Data to use:
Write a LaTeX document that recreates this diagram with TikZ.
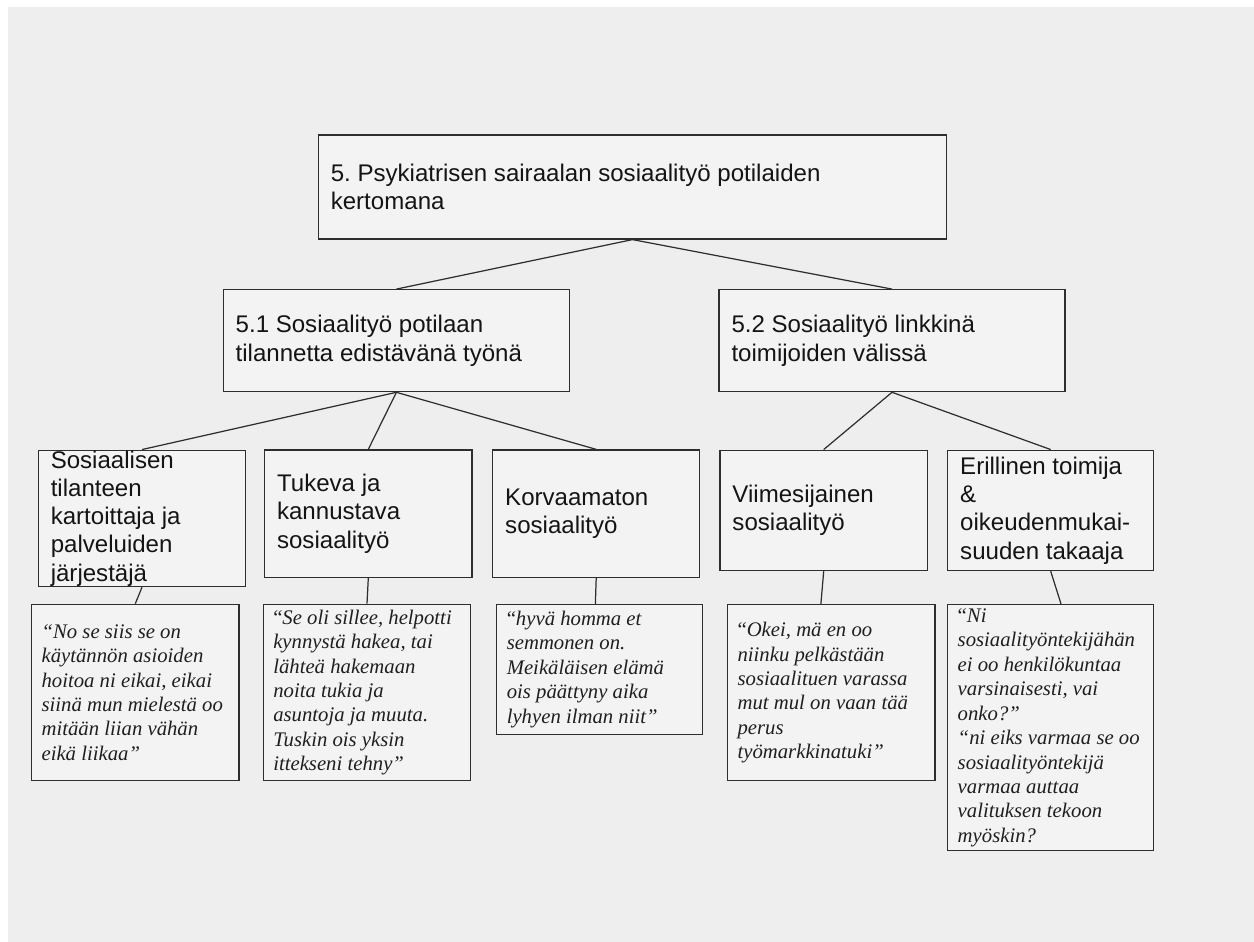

...

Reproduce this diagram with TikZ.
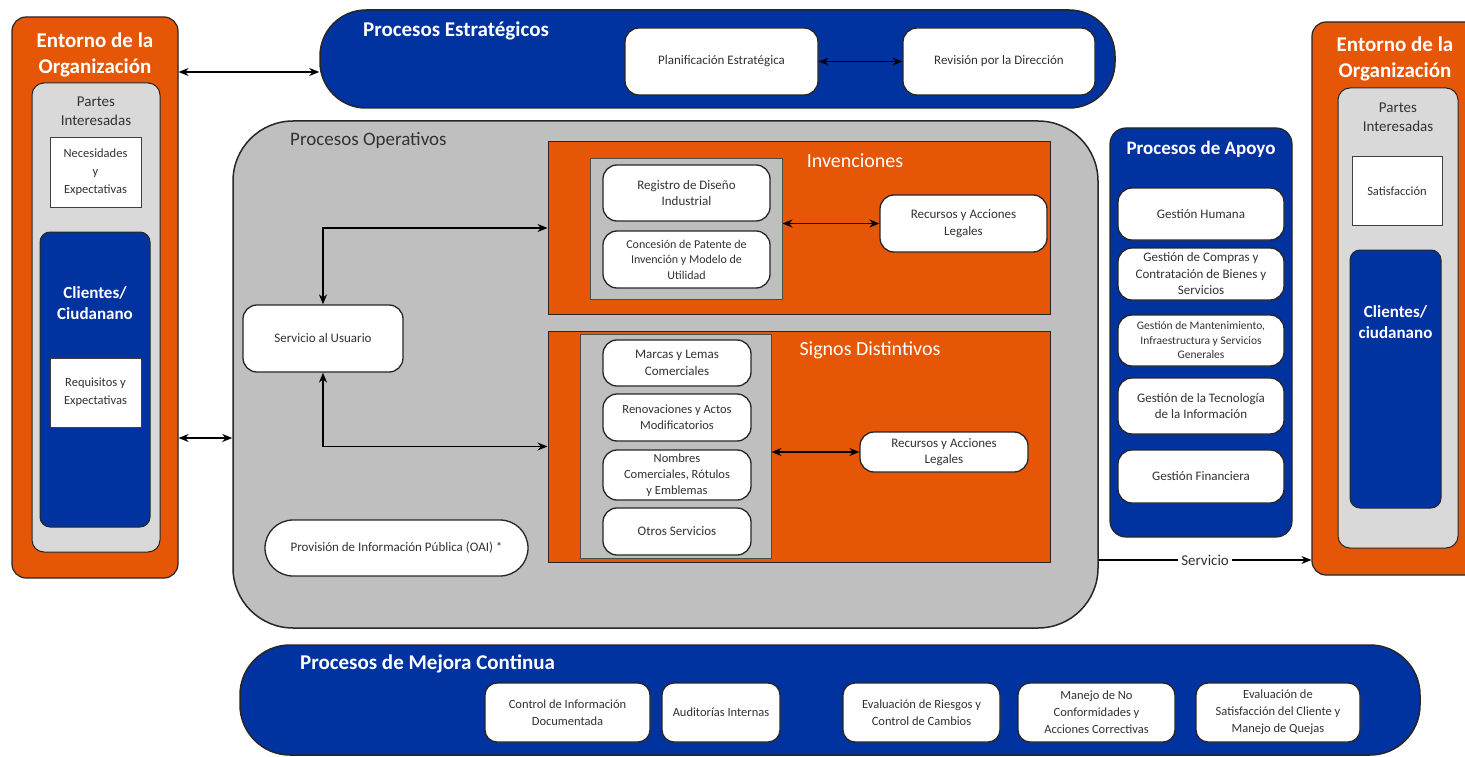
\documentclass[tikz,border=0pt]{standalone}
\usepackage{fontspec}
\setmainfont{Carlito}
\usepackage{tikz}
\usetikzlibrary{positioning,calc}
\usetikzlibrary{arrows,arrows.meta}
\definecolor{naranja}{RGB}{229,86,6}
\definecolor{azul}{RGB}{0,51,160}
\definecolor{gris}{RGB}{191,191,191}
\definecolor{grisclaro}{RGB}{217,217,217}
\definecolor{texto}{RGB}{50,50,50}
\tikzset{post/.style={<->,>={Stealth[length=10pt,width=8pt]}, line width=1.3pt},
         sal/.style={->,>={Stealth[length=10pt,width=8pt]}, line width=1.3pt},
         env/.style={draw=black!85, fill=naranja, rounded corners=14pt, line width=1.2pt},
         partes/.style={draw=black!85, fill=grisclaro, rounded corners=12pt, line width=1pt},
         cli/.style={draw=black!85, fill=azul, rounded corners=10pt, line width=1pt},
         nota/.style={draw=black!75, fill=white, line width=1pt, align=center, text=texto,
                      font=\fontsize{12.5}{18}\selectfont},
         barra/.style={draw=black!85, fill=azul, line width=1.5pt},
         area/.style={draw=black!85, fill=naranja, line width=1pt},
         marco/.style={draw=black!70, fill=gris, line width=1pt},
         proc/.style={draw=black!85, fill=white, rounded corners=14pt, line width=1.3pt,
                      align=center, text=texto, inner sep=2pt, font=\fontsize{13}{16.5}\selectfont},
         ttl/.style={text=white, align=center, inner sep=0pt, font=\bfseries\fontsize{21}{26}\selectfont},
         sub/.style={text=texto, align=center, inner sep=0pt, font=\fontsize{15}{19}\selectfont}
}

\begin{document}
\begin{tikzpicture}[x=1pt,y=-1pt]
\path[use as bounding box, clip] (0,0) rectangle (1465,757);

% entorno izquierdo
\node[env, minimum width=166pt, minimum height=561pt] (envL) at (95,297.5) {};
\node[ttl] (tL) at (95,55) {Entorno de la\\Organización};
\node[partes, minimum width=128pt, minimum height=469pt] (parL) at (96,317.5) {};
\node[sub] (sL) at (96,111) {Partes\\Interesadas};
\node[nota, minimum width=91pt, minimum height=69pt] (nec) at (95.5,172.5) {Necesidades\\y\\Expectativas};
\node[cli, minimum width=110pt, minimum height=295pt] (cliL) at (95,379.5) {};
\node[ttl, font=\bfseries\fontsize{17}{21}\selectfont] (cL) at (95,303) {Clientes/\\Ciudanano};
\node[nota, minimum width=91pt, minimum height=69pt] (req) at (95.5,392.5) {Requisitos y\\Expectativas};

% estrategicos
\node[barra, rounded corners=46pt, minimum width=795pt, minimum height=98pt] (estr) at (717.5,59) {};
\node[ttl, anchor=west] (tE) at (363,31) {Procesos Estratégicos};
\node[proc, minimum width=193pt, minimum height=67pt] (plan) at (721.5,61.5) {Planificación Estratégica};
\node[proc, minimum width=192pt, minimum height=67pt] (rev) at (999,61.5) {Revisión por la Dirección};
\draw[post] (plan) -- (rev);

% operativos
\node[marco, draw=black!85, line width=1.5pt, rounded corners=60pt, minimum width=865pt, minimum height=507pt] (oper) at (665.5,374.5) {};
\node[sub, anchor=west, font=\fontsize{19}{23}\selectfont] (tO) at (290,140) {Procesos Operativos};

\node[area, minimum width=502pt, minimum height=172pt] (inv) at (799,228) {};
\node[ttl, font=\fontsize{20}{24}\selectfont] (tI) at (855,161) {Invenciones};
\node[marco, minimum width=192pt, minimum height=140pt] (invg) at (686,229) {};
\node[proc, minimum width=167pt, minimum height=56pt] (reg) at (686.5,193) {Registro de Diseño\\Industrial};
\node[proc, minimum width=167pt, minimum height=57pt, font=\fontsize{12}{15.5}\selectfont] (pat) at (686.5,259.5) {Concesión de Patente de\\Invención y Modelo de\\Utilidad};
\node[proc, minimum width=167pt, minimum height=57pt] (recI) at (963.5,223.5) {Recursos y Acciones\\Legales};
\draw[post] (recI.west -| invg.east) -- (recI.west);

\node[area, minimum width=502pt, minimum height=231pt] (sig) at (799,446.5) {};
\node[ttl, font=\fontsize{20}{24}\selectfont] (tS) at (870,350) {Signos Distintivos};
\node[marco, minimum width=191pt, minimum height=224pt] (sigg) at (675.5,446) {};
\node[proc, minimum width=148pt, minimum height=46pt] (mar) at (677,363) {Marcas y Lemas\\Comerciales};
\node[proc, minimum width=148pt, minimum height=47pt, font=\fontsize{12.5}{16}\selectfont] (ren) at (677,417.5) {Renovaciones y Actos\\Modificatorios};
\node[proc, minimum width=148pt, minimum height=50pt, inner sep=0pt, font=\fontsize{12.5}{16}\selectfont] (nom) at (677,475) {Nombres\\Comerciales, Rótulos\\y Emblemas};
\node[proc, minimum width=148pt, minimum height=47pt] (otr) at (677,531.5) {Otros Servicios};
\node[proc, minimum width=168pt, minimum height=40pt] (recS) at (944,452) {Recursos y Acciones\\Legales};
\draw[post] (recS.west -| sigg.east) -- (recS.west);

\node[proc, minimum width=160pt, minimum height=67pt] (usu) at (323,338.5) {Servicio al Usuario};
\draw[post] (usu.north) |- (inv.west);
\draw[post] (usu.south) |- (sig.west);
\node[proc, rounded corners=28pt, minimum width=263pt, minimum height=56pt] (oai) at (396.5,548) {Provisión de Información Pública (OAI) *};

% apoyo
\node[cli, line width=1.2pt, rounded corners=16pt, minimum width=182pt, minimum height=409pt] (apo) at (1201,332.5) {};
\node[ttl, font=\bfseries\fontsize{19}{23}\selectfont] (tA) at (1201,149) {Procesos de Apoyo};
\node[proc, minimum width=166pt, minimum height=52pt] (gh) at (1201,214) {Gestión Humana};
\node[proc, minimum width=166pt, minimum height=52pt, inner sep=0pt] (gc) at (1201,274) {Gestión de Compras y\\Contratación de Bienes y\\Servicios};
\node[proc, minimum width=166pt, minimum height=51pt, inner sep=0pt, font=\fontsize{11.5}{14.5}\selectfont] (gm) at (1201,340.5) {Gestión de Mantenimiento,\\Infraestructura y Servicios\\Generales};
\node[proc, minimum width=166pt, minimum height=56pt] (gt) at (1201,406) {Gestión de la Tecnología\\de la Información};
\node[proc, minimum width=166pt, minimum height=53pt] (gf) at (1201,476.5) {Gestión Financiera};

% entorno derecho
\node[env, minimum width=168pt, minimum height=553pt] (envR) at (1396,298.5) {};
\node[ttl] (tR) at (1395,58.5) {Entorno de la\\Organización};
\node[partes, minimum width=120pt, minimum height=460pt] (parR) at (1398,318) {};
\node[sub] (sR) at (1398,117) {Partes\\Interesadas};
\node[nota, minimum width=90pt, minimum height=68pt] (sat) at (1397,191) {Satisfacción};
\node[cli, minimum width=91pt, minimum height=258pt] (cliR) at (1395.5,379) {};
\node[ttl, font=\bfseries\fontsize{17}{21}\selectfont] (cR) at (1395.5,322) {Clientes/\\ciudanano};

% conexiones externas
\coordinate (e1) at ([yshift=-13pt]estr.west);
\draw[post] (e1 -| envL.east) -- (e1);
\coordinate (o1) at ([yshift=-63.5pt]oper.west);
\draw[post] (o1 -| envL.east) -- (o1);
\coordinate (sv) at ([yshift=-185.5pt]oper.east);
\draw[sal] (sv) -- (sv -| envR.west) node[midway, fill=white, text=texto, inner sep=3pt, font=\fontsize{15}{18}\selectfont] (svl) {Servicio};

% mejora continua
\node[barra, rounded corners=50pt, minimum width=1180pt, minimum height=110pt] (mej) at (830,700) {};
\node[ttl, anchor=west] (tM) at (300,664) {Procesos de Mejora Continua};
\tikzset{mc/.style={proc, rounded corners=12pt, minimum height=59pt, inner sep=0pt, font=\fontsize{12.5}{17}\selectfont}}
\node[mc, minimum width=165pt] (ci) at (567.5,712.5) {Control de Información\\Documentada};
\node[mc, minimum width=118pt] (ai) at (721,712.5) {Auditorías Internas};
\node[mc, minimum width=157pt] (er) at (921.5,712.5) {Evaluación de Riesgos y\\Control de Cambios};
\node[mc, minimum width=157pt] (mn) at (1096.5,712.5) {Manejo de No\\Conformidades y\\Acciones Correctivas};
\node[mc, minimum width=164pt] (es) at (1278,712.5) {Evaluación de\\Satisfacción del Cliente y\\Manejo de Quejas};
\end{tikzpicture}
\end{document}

--

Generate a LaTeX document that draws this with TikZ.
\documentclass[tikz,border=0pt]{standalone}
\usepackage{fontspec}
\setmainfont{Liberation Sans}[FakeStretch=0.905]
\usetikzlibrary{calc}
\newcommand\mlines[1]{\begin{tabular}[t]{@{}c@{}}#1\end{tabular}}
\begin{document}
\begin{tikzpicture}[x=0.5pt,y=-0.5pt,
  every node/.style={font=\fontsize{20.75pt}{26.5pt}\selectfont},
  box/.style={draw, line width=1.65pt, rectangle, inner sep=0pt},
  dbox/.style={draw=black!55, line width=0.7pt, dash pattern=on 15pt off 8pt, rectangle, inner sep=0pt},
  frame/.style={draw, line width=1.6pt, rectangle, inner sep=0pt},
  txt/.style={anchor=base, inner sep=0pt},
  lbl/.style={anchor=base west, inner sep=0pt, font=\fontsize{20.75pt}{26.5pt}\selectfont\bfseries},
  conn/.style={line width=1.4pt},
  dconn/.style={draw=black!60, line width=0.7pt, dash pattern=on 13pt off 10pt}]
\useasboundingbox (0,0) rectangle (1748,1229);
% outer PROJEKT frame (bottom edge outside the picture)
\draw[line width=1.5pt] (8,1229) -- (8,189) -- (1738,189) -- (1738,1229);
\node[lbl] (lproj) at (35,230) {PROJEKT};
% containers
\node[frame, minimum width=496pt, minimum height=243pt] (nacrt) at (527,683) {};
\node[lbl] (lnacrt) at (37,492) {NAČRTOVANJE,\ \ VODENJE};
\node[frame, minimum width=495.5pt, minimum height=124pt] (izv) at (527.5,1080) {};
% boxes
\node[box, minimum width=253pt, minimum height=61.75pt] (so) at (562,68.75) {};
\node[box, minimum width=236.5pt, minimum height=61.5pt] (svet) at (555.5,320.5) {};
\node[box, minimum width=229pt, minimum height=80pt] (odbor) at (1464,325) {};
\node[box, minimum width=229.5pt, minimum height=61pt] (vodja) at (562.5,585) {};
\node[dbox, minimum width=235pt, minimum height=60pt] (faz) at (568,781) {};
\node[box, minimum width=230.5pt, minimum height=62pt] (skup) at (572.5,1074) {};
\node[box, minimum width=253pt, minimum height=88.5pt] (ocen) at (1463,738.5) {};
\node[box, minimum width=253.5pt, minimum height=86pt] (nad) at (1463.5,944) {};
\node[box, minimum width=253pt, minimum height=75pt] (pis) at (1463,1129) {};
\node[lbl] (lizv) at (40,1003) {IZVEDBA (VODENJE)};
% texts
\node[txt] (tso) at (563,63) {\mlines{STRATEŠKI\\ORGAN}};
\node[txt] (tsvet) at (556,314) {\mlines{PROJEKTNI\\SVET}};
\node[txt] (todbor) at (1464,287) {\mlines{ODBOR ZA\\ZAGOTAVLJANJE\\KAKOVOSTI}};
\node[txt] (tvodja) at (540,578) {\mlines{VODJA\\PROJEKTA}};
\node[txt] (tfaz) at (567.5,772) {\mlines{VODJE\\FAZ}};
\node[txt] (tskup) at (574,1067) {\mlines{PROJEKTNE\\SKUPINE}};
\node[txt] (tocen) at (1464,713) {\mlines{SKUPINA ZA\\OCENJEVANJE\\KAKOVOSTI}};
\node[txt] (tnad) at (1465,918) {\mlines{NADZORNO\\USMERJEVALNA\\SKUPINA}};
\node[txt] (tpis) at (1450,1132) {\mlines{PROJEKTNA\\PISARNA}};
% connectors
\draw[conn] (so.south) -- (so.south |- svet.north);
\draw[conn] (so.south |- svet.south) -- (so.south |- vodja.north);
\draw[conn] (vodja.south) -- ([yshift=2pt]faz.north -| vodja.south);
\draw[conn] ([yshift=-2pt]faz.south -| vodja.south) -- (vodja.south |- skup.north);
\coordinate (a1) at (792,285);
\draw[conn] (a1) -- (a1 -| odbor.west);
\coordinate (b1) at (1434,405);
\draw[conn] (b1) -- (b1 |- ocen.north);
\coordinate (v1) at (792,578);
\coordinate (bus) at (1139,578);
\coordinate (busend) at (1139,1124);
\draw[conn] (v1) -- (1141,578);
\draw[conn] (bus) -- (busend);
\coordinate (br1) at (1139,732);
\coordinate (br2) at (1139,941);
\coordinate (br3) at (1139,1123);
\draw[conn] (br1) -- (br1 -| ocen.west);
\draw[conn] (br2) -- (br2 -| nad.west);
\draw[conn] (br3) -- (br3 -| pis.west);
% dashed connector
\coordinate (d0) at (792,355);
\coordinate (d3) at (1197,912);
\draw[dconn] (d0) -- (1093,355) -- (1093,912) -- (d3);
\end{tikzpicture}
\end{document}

Description of the task:
Scan the records for the string "LaTeX". Copy each line in which it appears.

Task result:
Write a LaTeX document that recreates this diagram with TikZ.
Generate a LaTeX document that draws this with TikZ.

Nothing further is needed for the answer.